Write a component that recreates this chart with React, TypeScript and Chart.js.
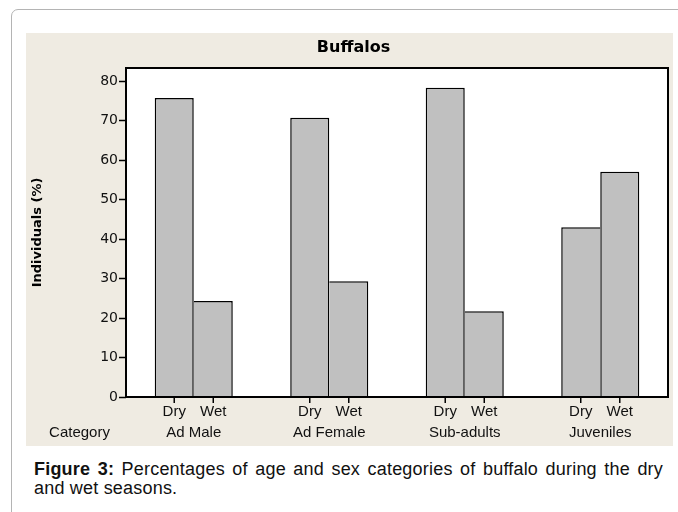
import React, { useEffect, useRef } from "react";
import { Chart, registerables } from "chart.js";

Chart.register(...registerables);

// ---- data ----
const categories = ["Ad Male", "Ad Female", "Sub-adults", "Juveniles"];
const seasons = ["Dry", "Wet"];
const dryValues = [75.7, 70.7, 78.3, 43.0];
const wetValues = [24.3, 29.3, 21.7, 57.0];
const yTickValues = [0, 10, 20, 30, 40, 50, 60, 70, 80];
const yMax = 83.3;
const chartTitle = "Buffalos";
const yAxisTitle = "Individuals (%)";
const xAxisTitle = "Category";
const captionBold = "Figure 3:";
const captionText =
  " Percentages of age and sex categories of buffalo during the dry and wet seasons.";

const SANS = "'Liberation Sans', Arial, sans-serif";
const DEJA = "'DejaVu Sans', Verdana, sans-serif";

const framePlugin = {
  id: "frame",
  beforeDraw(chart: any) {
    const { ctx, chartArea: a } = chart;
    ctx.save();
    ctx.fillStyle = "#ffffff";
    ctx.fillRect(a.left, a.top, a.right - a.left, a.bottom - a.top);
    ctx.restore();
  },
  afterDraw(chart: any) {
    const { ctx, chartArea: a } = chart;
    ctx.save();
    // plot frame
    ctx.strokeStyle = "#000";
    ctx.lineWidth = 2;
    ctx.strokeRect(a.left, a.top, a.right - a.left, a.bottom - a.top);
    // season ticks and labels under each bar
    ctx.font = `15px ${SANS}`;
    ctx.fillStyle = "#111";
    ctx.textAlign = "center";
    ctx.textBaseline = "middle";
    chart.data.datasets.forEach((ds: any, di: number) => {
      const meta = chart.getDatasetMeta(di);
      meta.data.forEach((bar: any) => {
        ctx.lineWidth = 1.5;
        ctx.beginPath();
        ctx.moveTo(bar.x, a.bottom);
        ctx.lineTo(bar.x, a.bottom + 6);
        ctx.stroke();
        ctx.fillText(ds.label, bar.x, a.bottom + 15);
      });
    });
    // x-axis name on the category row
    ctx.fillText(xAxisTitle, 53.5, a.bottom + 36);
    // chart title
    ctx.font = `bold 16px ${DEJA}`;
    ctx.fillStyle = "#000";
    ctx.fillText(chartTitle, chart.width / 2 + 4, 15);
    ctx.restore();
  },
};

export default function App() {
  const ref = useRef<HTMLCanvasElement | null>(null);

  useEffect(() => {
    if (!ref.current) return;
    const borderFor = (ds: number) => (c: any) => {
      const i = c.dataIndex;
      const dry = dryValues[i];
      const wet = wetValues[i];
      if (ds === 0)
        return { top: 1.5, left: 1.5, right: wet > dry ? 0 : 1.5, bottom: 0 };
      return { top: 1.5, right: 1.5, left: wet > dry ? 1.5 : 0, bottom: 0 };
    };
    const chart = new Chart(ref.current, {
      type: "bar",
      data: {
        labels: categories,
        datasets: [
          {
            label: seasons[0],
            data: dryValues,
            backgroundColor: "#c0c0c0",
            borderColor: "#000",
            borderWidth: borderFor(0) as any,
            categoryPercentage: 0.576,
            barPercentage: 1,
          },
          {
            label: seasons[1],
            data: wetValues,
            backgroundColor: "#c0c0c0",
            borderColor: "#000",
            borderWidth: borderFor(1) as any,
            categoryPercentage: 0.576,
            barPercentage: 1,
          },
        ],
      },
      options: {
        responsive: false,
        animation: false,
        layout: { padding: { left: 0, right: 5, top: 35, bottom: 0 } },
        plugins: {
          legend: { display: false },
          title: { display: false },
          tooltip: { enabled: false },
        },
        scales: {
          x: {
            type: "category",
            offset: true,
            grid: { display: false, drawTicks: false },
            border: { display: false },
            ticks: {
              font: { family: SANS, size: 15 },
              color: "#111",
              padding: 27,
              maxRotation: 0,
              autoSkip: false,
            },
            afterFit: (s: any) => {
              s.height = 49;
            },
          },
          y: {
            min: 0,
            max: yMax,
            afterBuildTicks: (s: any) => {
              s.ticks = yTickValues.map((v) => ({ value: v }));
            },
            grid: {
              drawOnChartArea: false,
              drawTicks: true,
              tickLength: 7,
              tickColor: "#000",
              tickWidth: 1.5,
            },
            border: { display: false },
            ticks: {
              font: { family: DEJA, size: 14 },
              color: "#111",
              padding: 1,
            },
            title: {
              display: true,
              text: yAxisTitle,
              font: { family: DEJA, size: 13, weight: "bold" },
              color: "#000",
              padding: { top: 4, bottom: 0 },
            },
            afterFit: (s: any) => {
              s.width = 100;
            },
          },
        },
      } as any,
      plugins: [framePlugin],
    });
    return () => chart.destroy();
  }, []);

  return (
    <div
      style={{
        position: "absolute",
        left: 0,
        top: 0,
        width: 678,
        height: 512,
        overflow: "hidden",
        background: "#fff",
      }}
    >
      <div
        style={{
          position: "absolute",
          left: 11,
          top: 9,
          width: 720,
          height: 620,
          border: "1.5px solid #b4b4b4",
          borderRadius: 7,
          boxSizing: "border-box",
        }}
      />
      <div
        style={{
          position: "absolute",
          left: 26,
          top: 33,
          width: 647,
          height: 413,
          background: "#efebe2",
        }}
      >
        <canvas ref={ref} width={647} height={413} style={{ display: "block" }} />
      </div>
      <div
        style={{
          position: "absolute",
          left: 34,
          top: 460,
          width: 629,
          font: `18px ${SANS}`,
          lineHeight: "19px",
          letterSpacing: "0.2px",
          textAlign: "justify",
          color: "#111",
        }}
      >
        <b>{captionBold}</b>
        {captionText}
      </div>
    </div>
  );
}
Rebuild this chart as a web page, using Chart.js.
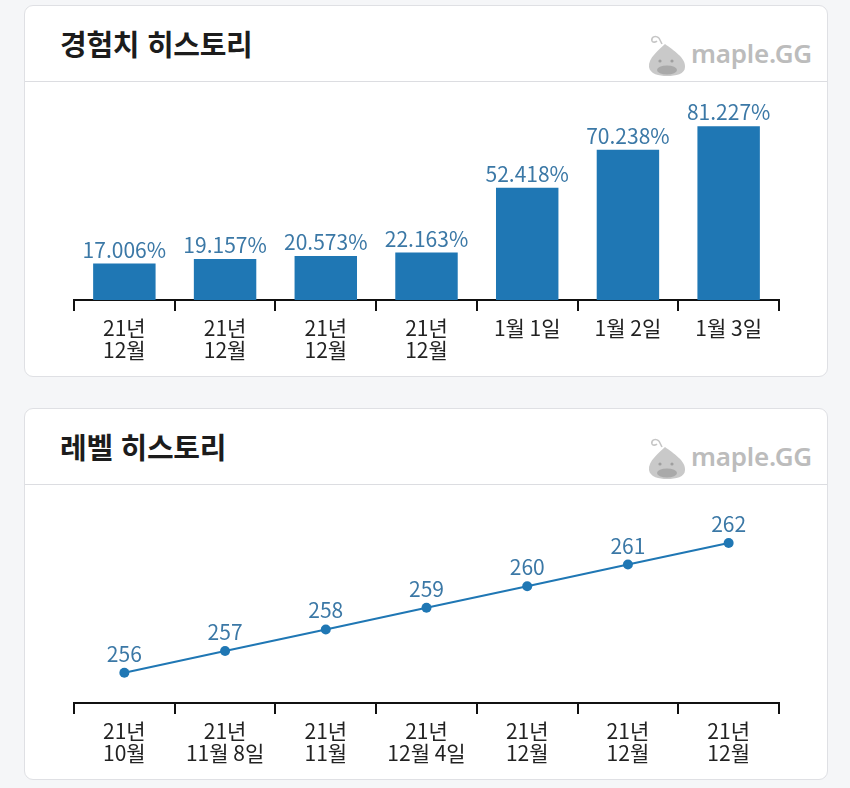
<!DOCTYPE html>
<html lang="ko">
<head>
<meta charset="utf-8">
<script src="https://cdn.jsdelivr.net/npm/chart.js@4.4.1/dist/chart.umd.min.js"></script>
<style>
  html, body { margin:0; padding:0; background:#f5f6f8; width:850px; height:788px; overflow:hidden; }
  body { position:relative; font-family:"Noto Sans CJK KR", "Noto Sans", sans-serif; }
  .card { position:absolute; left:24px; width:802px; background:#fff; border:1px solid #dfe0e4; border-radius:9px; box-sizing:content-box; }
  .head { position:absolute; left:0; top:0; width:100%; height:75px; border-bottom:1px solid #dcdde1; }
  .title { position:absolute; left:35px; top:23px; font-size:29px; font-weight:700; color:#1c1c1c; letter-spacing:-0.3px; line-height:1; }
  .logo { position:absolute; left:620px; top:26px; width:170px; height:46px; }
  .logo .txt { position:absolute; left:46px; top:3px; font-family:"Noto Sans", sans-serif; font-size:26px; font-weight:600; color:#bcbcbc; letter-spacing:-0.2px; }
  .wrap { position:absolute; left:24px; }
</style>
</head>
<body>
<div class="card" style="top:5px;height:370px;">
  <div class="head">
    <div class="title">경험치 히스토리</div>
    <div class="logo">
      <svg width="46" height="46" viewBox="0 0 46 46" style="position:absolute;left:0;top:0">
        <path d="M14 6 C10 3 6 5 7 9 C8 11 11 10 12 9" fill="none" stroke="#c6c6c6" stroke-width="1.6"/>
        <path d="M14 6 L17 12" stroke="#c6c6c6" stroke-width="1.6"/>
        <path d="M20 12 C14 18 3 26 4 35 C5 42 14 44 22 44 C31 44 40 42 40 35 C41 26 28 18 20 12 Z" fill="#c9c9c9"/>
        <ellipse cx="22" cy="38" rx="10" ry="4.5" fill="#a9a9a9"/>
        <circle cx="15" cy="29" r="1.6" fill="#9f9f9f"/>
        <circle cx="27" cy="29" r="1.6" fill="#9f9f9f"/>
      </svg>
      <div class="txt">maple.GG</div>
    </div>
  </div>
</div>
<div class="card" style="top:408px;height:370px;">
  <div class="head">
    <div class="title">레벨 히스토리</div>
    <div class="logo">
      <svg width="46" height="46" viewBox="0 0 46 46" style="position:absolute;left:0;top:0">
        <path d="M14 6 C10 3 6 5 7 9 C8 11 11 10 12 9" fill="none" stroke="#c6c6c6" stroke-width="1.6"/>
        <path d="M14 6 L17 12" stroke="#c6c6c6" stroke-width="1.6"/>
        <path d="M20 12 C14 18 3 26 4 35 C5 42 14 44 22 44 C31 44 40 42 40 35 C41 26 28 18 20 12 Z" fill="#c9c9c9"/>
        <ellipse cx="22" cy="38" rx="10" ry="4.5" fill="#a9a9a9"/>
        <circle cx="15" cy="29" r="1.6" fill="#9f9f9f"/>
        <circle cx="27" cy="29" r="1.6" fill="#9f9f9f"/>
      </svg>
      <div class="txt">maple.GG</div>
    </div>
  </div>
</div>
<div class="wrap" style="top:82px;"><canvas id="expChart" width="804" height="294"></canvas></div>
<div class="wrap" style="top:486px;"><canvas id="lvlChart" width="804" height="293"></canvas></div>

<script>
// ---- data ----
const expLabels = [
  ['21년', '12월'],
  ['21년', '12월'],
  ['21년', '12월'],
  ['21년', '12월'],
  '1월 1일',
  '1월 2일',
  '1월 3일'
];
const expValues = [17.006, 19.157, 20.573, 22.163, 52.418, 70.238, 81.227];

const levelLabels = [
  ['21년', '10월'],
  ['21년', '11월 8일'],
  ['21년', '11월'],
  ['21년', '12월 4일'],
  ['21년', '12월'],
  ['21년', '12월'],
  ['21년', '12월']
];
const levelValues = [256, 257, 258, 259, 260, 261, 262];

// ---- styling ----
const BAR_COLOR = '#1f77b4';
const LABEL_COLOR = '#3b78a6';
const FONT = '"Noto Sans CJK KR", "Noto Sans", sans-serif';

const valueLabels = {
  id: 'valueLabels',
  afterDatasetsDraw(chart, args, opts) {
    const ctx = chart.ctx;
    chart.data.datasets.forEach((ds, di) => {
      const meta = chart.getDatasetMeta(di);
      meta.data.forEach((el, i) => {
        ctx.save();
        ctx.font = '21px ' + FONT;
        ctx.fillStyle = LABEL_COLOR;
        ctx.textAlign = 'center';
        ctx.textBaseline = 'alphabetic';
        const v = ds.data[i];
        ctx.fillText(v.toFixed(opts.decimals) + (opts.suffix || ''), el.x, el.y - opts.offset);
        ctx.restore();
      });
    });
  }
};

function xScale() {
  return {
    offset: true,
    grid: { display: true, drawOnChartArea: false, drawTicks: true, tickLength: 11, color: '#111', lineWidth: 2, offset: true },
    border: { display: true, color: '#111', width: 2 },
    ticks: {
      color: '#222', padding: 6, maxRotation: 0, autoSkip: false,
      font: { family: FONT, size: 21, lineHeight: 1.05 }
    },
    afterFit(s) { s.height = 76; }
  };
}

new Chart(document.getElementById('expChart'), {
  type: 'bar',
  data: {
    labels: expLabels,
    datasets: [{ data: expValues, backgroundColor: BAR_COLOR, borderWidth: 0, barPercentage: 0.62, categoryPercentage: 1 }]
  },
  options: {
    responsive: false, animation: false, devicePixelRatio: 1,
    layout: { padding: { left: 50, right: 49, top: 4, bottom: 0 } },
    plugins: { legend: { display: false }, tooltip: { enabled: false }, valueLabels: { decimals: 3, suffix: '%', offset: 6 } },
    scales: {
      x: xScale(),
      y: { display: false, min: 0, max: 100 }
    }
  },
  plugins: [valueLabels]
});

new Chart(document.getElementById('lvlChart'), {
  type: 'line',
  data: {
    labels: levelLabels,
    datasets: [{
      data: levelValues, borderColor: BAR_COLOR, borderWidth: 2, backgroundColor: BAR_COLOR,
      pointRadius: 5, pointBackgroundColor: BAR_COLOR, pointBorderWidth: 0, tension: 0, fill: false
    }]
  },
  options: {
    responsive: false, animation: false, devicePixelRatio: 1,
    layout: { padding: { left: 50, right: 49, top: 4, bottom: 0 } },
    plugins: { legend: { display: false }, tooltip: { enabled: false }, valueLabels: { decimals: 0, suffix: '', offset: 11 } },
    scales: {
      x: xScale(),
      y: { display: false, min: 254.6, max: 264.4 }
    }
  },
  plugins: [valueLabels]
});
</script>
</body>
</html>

━━━

### Exercise objective:
Please take the lines from the beginning of the data above through the line holding "Percentages of age" and transcribe them exactly, without any pictures.

### Solution to the problem:
Write a component that recreates this chart with React, TypeScript and Chart.js.
import React, { useEffect, useRef } from "react";
import { Chart, registerables } from "chart.js";

Chart.register(...registerables);

// ---- data ----
const categories = ["Ad Male", "Ad Female", "Sub-adults", "Juveniles"];
const seasons = ["Dry", "Wet"];
const dryValues = [75.7, 70.7, 78.3, 43.0];
const wetValues = [24.3, 29.3, 21.7, 57.0];
const yTickValues = [0, 10, 20, 30, 40, 50, 60, 70, 80];
const yMax = 83.3;
const chartTitle = "Buffalos";
const yAxisTitle = "Individuals (%)";
const xAxisTitle = "Category";
const captionBold = "Figure 3:";
const captionText =
  " Percentages of age and sex categories of buffalo during the dry and wet seasons.";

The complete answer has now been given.